SENSORY OVERLAP
Architecture is a rich, multi-sensory experience. There is great sensory overlap to our sensory input. It is richly three dimensional and simultaneous. We should therefore push ourselves to include as much of this overlapping sensory input as possible into our drawings. Our analogue drawings.
Science does not fully understand our mental relationships and how the brain works. There is no algorithm which will correlate, say, how direct sunlight changes how our food tastes. Or we do not know the relationships between, say, how the texture of a floor surface might change our perceptions of wall colors.
While this might seem trivial, these sort of sensory perceptual shifts do exist. And since we all share them, they must be fundamental to our sensory overlap.
Yet good design, at a very fundamental level, is all about a superior experience. Good design can be defined by a sympathetic and satisfactory combinations of sensory overlap. One set of sensory inputs are being complimented with that from another sensory segment. This is not unlike how certain wines can compliment and emphasize certain tastes in food.
We accept this wine / food model. This model can be called a paradigm, as it is reasonably well developed with a common and accepted understanding. So it amazes me that while we have a paradigm for the wine / food interface, we do not have an analogus paradigm for sensory overlap in the enclosures in which we inhabit.
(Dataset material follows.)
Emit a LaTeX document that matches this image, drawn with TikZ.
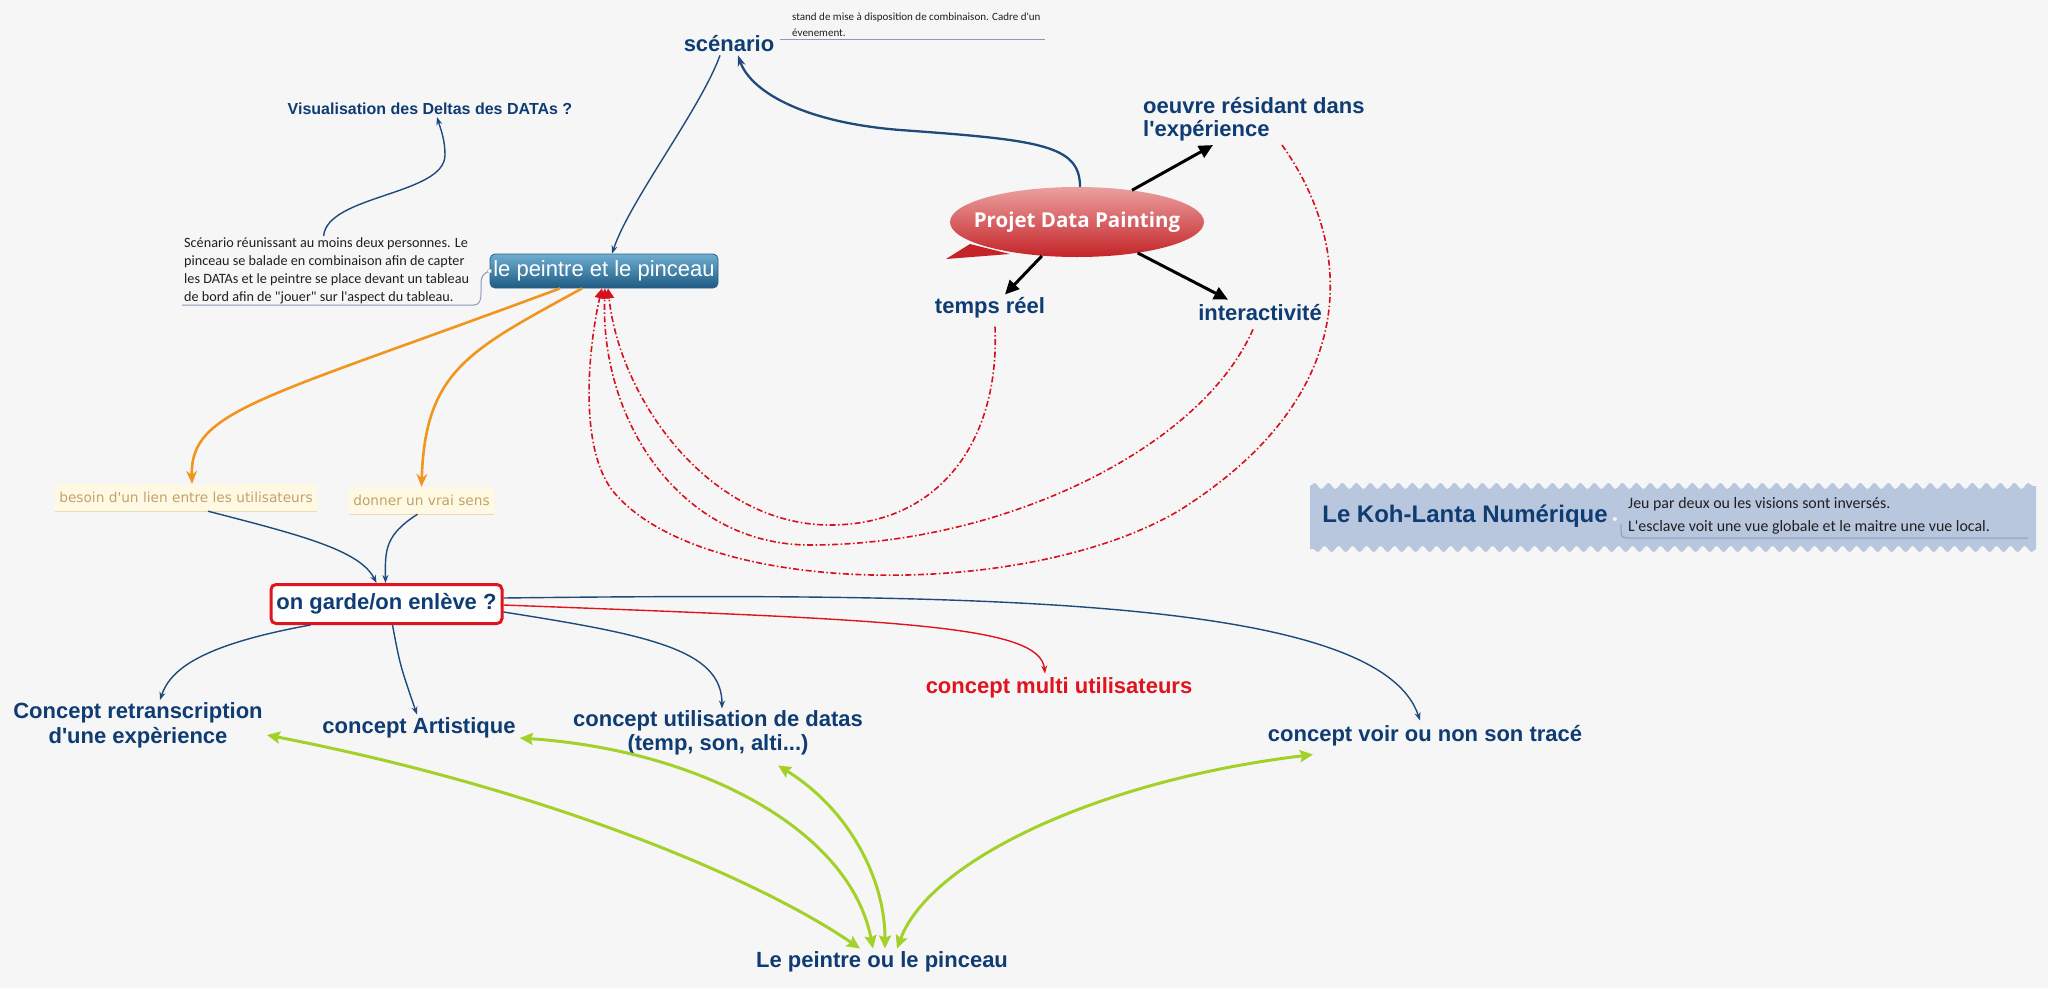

So will Transparent Drawing solve all of that? Of course not. Yet by drawing transparently, we are providing a modicum of sensory overlap. We are acknowledging in one drawing the overlap of the enclosure. In our one drawing, we are able to think about and analyze how this sensory overlap might and might not work together. So the contribution of transparent drawing might be to provide some enhancement to the intensity of the spatial experience.
If it does even a small part of understanding sensory overlap, then it will have done it’s job.